Find the string "this" in the records. Copy every line it appears in.

■ PROVIDED DATA:
begin
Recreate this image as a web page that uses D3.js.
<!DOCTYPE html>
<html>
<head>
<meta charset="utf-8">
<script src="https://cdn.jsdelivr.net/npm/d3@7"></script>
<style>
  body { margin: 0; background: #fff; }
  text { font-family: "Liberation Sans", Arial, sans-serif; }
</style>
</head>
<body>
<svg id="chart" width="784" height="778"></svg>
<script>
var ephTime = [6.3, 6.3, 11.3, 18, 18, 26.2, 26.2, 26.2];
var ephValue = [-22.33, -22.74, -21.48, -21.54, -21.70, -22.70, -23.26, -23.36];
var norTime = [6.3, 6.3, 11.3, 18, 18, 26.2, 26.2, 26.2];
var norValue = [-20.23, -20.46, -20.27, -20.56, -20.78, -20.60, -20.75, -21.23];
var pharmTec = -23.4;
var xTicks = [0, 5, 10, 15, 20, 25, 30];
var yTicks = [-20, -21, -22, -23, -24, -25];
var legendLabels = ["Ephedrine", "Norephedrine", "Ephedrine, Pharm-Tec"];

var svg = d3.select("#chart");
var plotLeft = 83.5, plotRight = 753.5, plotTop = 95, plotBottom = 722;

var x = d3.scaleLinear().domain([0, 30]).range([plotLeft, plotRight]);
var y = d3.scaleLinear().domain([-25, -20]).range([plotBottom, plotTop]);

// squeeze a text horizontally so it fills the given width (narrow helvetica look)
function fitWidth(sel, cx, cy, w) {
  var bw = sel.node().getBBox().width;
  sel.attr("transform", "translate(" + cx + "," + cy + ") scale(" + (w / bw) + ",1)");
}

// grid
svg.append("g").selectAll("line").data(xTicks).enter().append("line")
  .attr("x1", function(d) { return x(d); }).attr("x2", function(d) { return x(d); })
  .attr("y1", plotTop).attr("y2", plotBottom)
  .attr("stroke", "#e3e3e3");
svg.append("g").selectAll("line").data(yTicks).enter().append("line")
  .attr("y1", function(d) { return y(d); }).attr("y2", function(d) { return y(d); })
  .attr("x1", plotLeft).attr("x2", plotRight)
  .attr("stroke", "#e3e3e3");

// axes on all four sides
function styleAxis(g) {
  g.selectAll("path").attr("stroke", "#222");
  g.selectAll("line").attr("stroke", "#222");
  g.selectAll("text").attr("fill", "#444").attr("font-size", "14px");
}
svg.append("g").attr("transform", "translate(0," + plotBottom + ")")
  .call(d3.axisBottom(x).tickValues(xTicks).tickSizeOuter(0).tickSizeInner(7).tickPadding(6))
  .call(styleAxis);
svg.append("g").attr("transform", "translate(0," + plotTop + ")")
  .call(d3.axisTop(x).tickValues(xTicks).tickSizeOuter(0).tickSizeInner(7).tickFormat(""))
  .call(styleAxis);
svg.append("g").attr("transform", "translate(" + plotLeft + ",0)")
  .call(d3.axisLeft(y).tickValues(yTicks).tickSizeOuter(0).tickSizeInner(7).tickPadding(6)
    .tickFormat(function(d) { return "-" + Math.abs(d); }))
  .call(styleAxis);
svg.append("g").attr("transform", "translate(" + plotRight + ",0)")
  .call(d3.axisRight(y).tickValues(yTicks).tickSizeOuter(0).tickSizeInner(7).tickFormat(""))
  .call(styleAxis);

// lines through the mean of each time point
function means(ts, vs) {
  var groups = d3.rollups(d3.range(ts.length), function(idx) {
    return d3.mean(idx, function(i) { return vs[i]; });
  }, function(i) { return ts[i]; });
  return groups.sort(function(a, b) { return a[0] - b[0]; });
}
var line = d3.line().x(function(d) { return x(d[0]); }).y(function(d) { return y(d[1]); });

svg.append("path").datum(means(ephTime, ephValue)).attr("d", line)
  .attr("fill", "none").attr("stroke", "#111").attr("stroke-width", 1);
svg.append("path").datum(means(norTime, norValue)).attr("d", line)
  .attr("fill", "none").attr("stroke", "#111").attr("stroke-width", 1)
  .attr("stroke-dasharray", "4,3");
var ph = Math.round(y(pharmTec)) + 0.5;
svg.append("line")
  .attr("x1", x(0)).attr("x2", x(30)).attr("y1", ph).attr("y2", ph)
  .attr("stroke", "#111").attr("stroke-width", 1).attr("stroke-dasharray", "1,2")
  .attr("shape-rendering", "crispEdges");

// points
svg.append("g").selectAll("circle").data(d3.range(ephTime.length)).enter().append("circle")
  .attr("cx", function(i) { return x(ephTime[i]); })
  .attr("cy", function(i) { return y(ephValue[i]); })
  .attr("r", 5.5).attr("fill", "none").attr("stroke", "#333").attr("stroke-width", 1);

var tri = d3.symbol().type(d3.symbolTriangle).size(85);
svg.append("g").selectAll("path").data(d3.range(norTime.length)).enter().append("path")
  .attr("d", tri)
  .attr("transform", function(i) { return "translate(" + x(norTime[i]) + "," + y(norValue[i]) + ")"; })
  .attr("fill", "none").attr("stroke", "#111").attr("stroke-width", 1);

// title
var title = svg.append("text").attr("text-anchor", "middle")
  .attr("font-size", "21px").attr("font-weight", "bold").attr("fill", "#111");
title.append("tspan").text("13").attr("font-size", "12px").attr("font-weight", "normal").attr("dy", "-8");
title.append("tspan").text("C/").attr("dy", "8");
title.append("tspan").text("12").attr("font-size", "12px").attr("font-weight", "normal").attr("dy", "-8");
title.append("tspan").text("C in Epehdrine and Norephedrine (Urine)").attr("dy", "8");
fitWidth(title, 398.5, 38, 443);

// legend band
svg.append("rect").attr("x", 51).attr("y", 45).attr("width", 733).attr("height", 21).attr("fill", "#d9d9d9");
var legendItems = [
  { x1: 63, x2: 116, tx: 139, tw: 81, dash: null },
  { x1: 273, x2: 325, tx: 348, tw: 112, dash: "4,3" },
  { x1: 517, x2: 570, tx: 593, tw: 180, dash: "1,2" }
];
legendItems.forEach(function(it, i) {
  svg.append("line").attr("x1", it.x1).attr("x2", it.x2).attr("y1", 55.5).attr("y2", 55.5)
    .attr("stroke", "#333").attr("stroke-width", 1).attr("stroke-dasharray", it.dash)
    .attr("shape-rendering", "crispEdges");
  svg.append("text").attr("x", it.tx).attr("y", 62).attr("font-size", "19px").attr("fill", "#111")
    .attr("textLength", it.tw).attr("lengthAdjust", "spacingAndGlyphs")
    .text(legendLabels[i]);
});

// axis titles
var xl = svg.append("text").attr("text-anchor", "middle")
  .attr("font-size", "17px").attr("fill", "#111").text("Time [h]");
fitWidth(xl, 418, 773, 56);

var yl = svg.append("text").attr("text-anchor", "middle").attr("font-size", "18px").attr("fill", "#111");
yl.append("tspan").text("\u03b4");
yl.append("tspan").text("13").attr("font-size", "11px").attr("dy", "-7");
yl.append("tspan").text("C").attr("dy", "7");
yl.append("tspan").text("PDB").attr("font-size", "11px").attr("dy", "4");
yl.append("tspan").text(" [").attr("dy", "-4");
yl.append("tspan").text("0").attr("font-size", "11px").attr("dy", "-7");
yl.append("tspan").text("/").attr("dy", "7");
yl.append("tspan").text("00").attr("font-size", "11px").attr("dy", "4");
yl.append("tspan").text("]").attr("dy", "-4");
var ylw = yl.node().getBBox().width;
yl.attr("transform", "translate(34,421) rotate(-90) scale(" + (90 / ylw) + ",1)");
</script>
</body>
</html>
end
begin
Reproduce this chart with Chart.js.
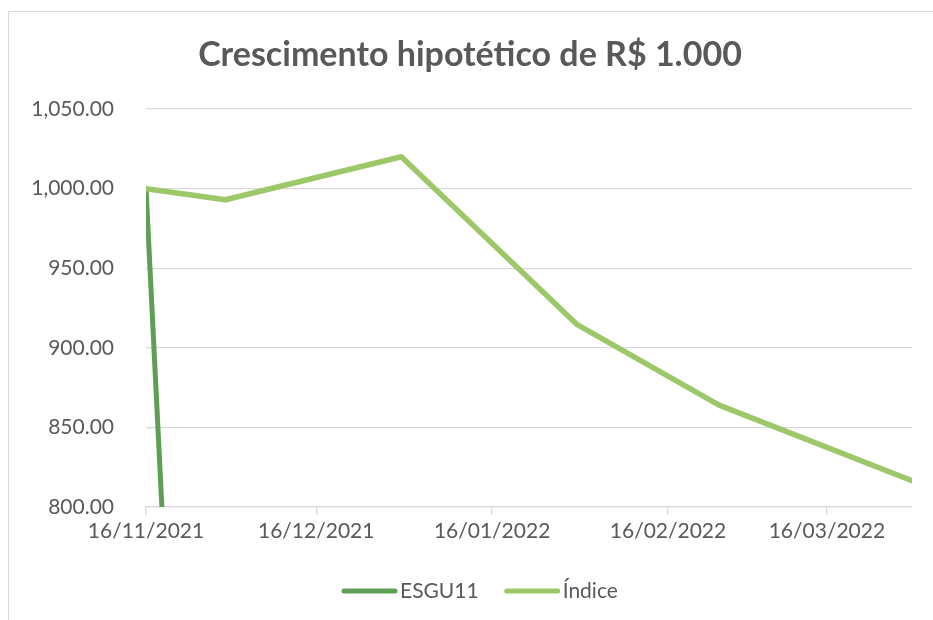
end
■ EXERCISE RESPONSE:
Recreate this image as a web page that uses D3.js.
Reproduce this chart with Chart.js.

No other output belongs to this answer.